Every line of the material is to be quoted verbatim, minus the pictures.

## Dataset extract
= = = = =

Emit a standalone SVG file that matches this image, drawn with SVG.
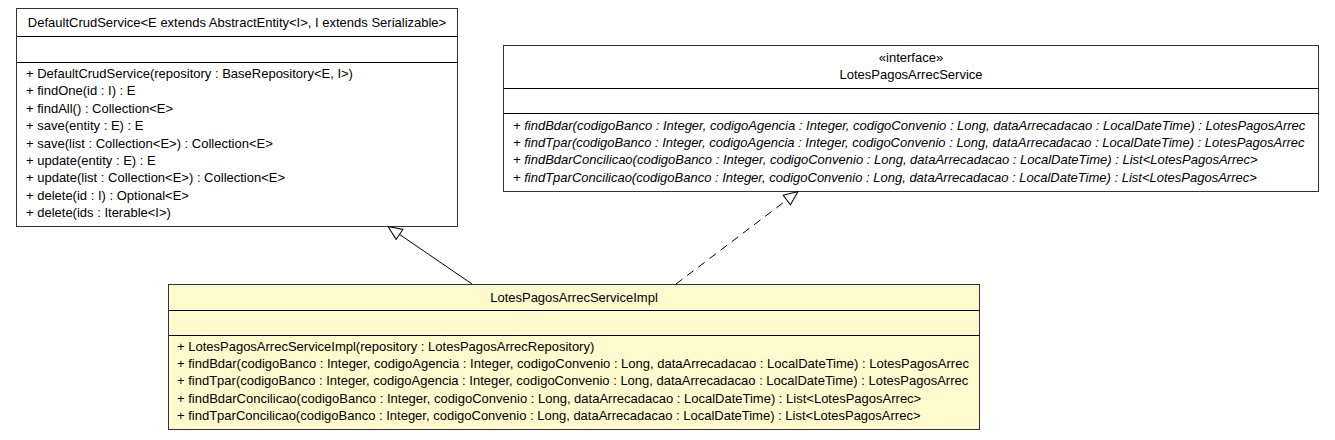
<svg xmlns="http://www.w3.org/2000/svg" width="1335" height="440" viewBox="0 0 1335 440">
<style>
  text { font-family: "Liberation Sans", Arial, sans-serif; font-size: 13px; fill: #000; }
  .c { text-anchor: middle; }
  .i { font-style: italic; }
  .box { stroke: #333; stroke-width: 1; shape-rendering: crispEdges; }
  .sep { stroke: #000; stroke-width: 1; shape-rendering: crispEdges; }
  .edge { fill: none; stroke: #000; stroke-width: 1; }
  .dash { stroke-dasharray: 8 6; }
</style>
<defs>
  <marker id="hollow" viewBox="0 0 16 14" refX="15" refY="7" markerWidth="16" markerHeight="14" markerUnits="userSpaceOnUse" orient="auto">
    <path d="M1,1 L15,7 L1,13 Z" fill="#fff" stroke="#000" stroke-width="1" stroke-dasharray="none"/>
  </marker>
</defs>
<rect width="1335" height="440" fill="#fff"/>

<g id="DefaultCrudService">
  <rect class="box" x="16.5" y="8.5" width="441" height="218" fill="#fff"/>
  <line class="sep" x1="16.5" y1="36.5" x2="457.5" y2="36.5"/>
  <line class="sep" x1="16.5" y1="62.5" x2="457.5" y2="62.5"/>
  <text class="c" x="237" y="26.5">DefaultCrudService&lt;E extends AbstractEntity&lt;I&gt;, I extends Serializable&gt;</text>
  <text x="26" y="78">+ DefaultCrudService(repository : BaseRepository&lt;E, I&gt;)</text>
  <text x="26" y="95.4">+ findOne(id : I) : E</text>
  <text x="26" y="112.8">+ findAll() : Collection&lt;E&gt;</text>
  <text x="26" y="130.2">+ save(entity : E) : E</text>
  <text x="26" y="147.6">+ save(list : Collection&lt;E&gt;) : Collection&lt;E&gt;</text>
  <text x="26" y="165">+ update(entity : E) : E</text>
  <text x="26" y="182.4">+ update(list : Collection&lt;E&gt;) : Collection&lt;E&gt;</text>
  <text x="26" y="199.8">+ delete(id : I) : Optional&lt;E&gt;</text>
  <text x="26" y="217.2">+ delete(ids : Iterable&lt;I&gt;)</text>
</g>

<g id="LotesPagosArrecService">
  <rect class="box" x="503.5" y="45.5" width="815" height="146" fill="#fff"/>
  <line class="sep" x1="503.5" y1="88.5" x2="1318.5" y2="88.5"/>
  <line class="sep" x1="503.5" y1="113.5" x2="1318.5" y2="113.5"/>
  <text class="c" x="911" y="61.5">«interface»</text>
  <text class="c" x="911" y="78.5">LotesPagosArrecService</text>
  <text class="i" x="513" y="129.5">+ findBdar(codigoBanco : Integer, codigoAgencia : Integer, codigoConvenio : Long, dataArrecadacao : LocalDateTime) : LotesPagosArrec</text>
  <text class="i" x="513" y="146.9">+ findTpar(codigoBanco : Integer, codigoAgencia : Integer, codigoConvenio : Long, dataArrecadacao : LocalDateTime) : LotesPagosArrec</text>
  <text class="i" x="513" y="164.3">+ findBdarConcilicao(codigoBanco : Integer, codigoConvenio : Long, dataArrecadacao : LocalDateTime) : List&lt;LotesPagosArrec&gt;</text>
  <text class="i" x="513" y="181.7">+ findTparConcilicao(codigoBanco : Integer, codigoConvenio : Long, dataArrecadacao : LocalDateTime) : List&lt;LotesPagosArrec&gt;</text>
</g>

<g id="LotesPagosArrecServiceImpl">
  <rect class="box" x="168.5" y="284.5" width="811" height="145" fill="#fffacd"/>
  <line class="sep" x1="168.5" y1="310.5" x2="979.5" y2="310.5"/>
  <line class="sep" x1="168.5" y1="335.5" x2="979.5" y2="335.5"/>
  <text class="c" x="574" y="301.5">LotesPagosArrecServiceImpl</text>
  <text x="177" y="350.5">+ LotesPagosArrecServiceImpl(repository : LotesPagosArrecRepository)</text>
  <text x="177" y="367.9">+ findBdar(codigoBanco : Integer, codigoAgencia : Integer, codigoConvenio : Long, dataArrecadacao : LocalDateTime) : LotesPagosArrec</text>
  <text x="177" y="385.3">+ findTpar(codigoBanco : Integer, codigoAgencia : Integer, codigoConvenio : Long, dataArrecadacao : LocalDateTime) : LotesPagosArrec</text>
  <text x="177" y="402.7">+ findBdarConcilicao(codigoBanco : Integer, codigoConvenio : Long, dataArrecadacao : LocalDateTime) : List&lt;LotesPagosArrec&gt;</text>
  <text x="177" y="420.1">+ findTparConcilicao(codigoBanco : Integer, codigoConvenio : Long, dataArrecadacao : LocalDateTime) : List&lt;LotesPagosArrec&gt;</text>
</g>

<g id="connectors">
  <path class="edge" d="M472,284 L388,226.5" marker-end="url(#hollow)"/>
  <path class="edge dash" d="M676,284 L798,191.5" marker-end="url(#hollow)"/>
</g>
</svg>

= = = = =

## Reply to the exercise
Emit a standalone SVG file that matches this image, drawn with SVG.
<svg xmlns="http://www.w3.org/2000/svg" width="1335" height="440" viewBox="0 0 1335 440">
<style>
  text { font-family: "Liberation Sans", Arial, sans-serif; font-size: 13px; fill: #000; }
  .c { text-anchor: middle; }
  .i { font-style: italic; }
  .box { stroke: #333; stroke-width: 1; shape-rendering: crispEdges; }
  .sep { stroke: #000; stroke-width: 1; shape-rendering: crispEdges; }
  .edge { fill: none; stroke: #000; stroke-width: 1; }
  .dash { stroke-dasharray: 8 6; }
</style>
<defs>
  <marker id="hollow" viewBox="0 0 16 14" refX="15" refY="7" markerWidth="16" markerHeight="14" markerUnits="userSpaceOnUse" orient="auto">
    <path d="M1,1 L15,7 L1,13 Z" fill="#fff" stroke="#000" stroke-width="1" stroke-dasharray="none"/>
  </marker>
</defs>
<rect width="1335" height="440" fill="#fff"/>

<g id="DefaultCrudService">
  <rect class="box" x="16.5" y="8.5" width="441" height="218" fill="#fff"/>
  <line class="sep" x1="16.5" y1="36.5" x2="457.5" y2="36.5"/>
  <line class="sep" x1="16.5" y1="62.5" x2="457.5" y2="62.5"/>
  <text class="c" x="237" y="26.5">DefaultCrudService&lt;E extends AbstractEntity&lt;I&gt;, I extends Serializable&gt;</text>
  <text x="26" y="78">+ DefaultCrudService(repository : BaseRepository&lt;E, I&gt;)</text>
  <text x="26" y="95.4">+ findOne(id : I) : E</text>
  <text x="26" y="112.8">+ findAll() : Collection&lt;E&gt;</text>
  <text x="26" y="130.2">+ save(entity : E) : E</text>
  <text x="26" y="147.6">+ save(list : Collection&lt;E&gt;) : Collection&lt;E&gt;</text>
  <text x="26" y="165">+ update(entity : E) : E</text>
  <text x="26" y="182.4">+ update(list : Collection&lt;E&gt;) : Collection&lt;E&gt;</text>
  <text x="26" y="199.8">+ delete(id : I) : Optional&lt;E&gt;</text>
  <text x="26" y="217.2">+ delete(ids : Iterable&lt;I&gt;)</text>
</g>

<g id="LotesPagosArrecService">
  <rect class="box" x="503.5" y="45.5" width="815" height="146" fill="#fff"/>
  <line class="sep" x1="503.5" y1="88.5" x2="1318.5" y2="88.5"/>
  <line class="sep" x1="503.5" y1="113.5" x2="1318.5" y2="113.5"/>
  <text class="c" x="911" y="61.5">«interface»</text>
  <text class="c" x="911" y="78.5">LotesPagosArrecService</text>
  <text class="i" x="513" y="129.5">+ findBdar(codigoBanco : Integer, codigoAgencia : Integer, codigoConvenio : Long, dataArrecadacao : LocalDateTime) : LotesPagosArrec</text>
  <text class="i" x="513" y="146.9">+ findTpar(codigoBanco : Integer, codigoAgencia : Integer, codigoConvenio : Long, dataArrecadacao : LocalDateTime) : LotesPagosArrec</text>
  <text class="i" x="513" y="164.3">+ findBdarConcilicao(codigoBanco : Integer, codigoConvenio : Long, dataArrecadacao : LocalDateTime) : List&lt;LotesPagosArrec&gt;</text>
  <text class="i" x="513" y="181.7">+ findTparConcilicao(codigoBanco : Integer, codigoConvenio : Long, dataArrecadacao : LocalDateTime) : List&lt;LotesPagosArrec&gt;</text>
</g>

<g id="LotesPagosArrecServiceImpl">
  <rect class="box" x="168.5" y="284.5" width="811" height="145" fill="#fffacd"/>
  <line class="sep" x1="168.5" y1="310.5" x2="979.5" y2="310.5"/>
  <line class="sep" x1="168.5" y1="335.5" x2="979.5" y2="335.5"/>
  <text class="c" x="574" y="301.5">LotesPagosArrecServiceImpl</text>
  <text x="177" y="350.5">+ LotesPagosArrecServiceImpl(repository : LotesPagosArrecRepository)</text>
  <text x="177" y="367.9">+ findBdar(codigoBanco : Integer, codigoAgencia : Integer, codigoConvenio : Long, dataArrecadacao : LocalDateTime) : LotesPagosArrec</text>
  <text x="177" y="385.3">+ findTpar(codigoBanco : Integer, codigoAgencia : Integer, codigoConvenio : Long, dataArrecadacao : LocalDateTime) : LotesPagosArrec</text>
  <text x="177" y="402.7">+ findBdarConcilicao(codigoBanco : Integer, codigoConvenio : Long, dataArrecadacao : LocalDateTime) : List&lt;LotesPagosArrec&gt;</text>
  <text x="177" y="420.1">+ findTparConcilicao(codigoBanco : Integer, codigoConvenio : Long, dataArrecadacao : LocalDateTime) : List&lt;LotesPagosArrec&gt;</text>
</g>

<g id="connectors">
  <path class="edge" d="M472,284 L388,226.5" marker-end="url(#hollow)"/>
  <path class="edge dash" d="M676,284 L798,191.5" marker-end="url(#hollow)"/>
</g>
</svg>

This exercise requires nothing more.